Our little blog was the first to cover the story ten days ago in our article Silver Shadow Fails Sanitation Inspection After Caught Hiding Filthy Conditions from Health Inspectors

You can see the photos of the cruise line’s filthy practice on our Facebook page here.

Silver Shadow Silversea Cruises SanitationBefore we published our article, we contacted several people at Silversea Cruises to discuss the matter but no one would respond.  Its seems like the cruise line thought it could just ignore the problem and it would go away. Quite frankly this is the holier-than-thou attitude of many cruise lines which think that they can do anything with impunity.

The story was mentioned extensively not only on CNN, but is being discussed on other networks (Peter Greenberg was talking about the issue on CBS this morning) as well as being mentioned in newspapers and online travel travel boards. 

The comments to the CNN article are spilling over from Silversea Cruises to the cruise industry at large.

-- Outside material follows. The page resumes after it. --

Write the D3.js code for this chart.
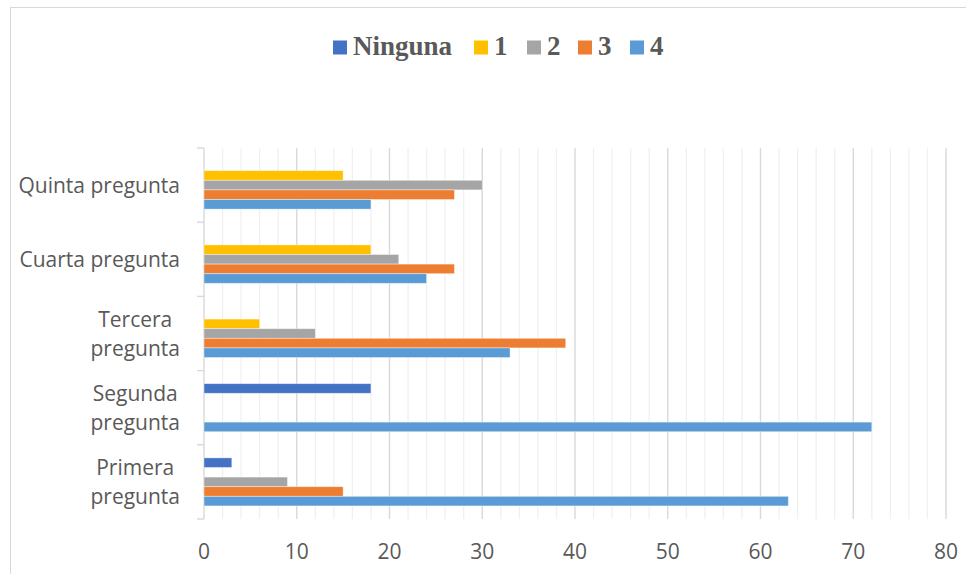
<!DOCTYPE html>
<html><head><meta charset="utf-8">
<script src="https://cdn.jsdelivr.net/npm/d3@7"></script>
<style>body{margin:0;background:#fff}svg{display:block}</style>
</head><body>
<svg id="c" width="966" height="574"></svg>
<script>
const categories = [["Primera","pregunta"],["Segunda","pregunta"],["Tercera","pregunta"],["Cuarta pregunta"],["Quinta pregunta"]];
const seriesNames = ["Ninguna","1","2","3","4"];
const seriesColors = ["#4472C4","#FFC000","#A5A5A5","#ED7D31","#5B9BD5"];
const ninguna = [3, 18, 0, 0, 0];
const uno     = [0, 0, 6, 18, 15];
const dos     = [9, 0, 12, 21, 30];
const tres    = [15, 0, 39, 27, 27];
const cuatro  = [63, 72, 33, 24, 18];
const xTicks = [0,10,20,30,40,50,60,70,80];

const values = [ninguna, uno, dos, tres, cuatro];
const svg = d3.select("#c");

svg.append("rect").attr("x",10.5).attr("y",7.5).attr("width",1000).attr("height",600)
  .attr("fill","#fff").attr("stroke","#D9D9D9").attr("stroke-width",1);

const x = d3.scaleLinear().domain([0,80]).range([204,946]);
const catKeys = categories.map(c=>c.join(" "));
const y0 = d3.scaleBand().domain(catKeys.slice().reverse()).range([148,519]).padding(0);
const y1 = d3.scaleBand().domain(seriesNames).range([0,y0.bandwidth()]).paddingInner(0).paddingOuter(1.36);

// grid
const minor = d3.range(0,81,2).filter(v=>v%10!==0);
svg.append("g").selectAll("line").data(minor).join("line")
  .attr("x1",d=>x(d)).attr("x2",d=>x(d)).attr("y1",148).attr("y2",519)
  .attr("stroke","#F0F0F0").attr("stroke-width",1.3);
svg.append("g").selectAll("line").data(xTicks.slice(1)).join("line")
  .attr("x1",d=>x(d)).attr("x2",d=>x(d)).attr("y1",148).attr("y2",519)
  .attr("stroke","#D9D9D9").attr("stroke-width",1.4);

// left axis
const yAxis = d3.axisLeft(y0).tickSize(0).tickFormat("");
const ag = svg.append("g").attr("transform","translate(204,0)").call(yAxis);
ag.select(".domain").attr("stroke","#D9D9D9").attr("stroke-width",1.4).attr("d","M0,148V519");
const bounds = catKeys.map(k=>y0(k)).concat([519]);
svg.append("g").selectAll("line").data(bounds).join("line")
  .attr("x1",197).attr("x2",204).attr("y1",d=>d).attr("y2",d=>d)
  .attr("stroke","#D9D9D9").attr("stroke-width",1.4);

// bars
categories.forEach((c,i)=>{
  const key = catKeys[i];
  seriesNames.forEach((s,j)=>{
    const v = values[j][i];
    if(!v) return;
    svg.append("rect")
      .attr("x",x(0)).attr("y",y0(key)+y1(s))
      .attr("width",x(v)-x(0)).attr("height",y1.bandwidth())
      .attr("fill",seriesColors[j]).attr("stroke","#fff").attr("stroke-opacity",0.5).attr("stroke-width",0.8);
  });
});

// category labels
const font = "'Open Sans', sans-serif";
categories.forEach((c,i)=>{
  const key = catKeys[i];
  const cy = y0(key)+y0.bandwidth()/2;
  const g = svg.append("g");
  const lh = 29;
  const n = c.length;
  const texts = c.map((line,k)=> g.append("text")
      .attr("y", cy + 7.5 + (k-(n-1)/2)*lh)
      .attr("font-family",font).attr("font-size",21).attr("fill","#595959")
      .attr("text-anchor","middle").text(line));
  const w = d3.max(texts, t=>t.node().getComputedTextLength());
  texts.forEach(t=>t.attr("x",180 - w/2));
});

// x tick labels
svg.append("g").selectAll("text").data(xTicks).join("text")
  .attr("x",d=>x(d)).attr("y",559)
  .attr("text-anchor","middle").attr("font-family",font).attr("font-size",21).attr("fill","#595959")
  .text(d=>d);

// legend
const legX = [333,474,527,578,630];
const lg = svg.append("g");
seriesNames.forEach((s,j)=>{
  lg.append("rect").attr("x",legX[j]).attr("y",40.5).attr("width",14).attr("height",14).attr("fill",seriesColors[j]);
  lg.append("text").attr("x",legX[j]+20).attr("y",55)
    .attr("font-family","'Liberation Serif', 'Times New Roman', serif").attr("font-weight","bold")
    .attr("font-size",27).attr("fill","#595959").text(s);
});
</script>
</body></html>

The story comes at a key time while the Senate debates enacting legislation to more aggressively regulate the cruise industry. Yesterday Senator Rockefeller convened a hearing where he announced that he is enacting legislation to provide consumers greater protection while on cruise ships. 

Watch the video below.  Its disappointing to see that the cruise line faced no real consequence after the CDC caught it intentionally gaming the system. Remember it was crew members who exposed the cover up, not the CDC by itself. And the CDC really didn’t do anything except tell the cruise ship not to do it again.

Why wasn’t the ship detained in port?  Why wasn’t the cruise line fined?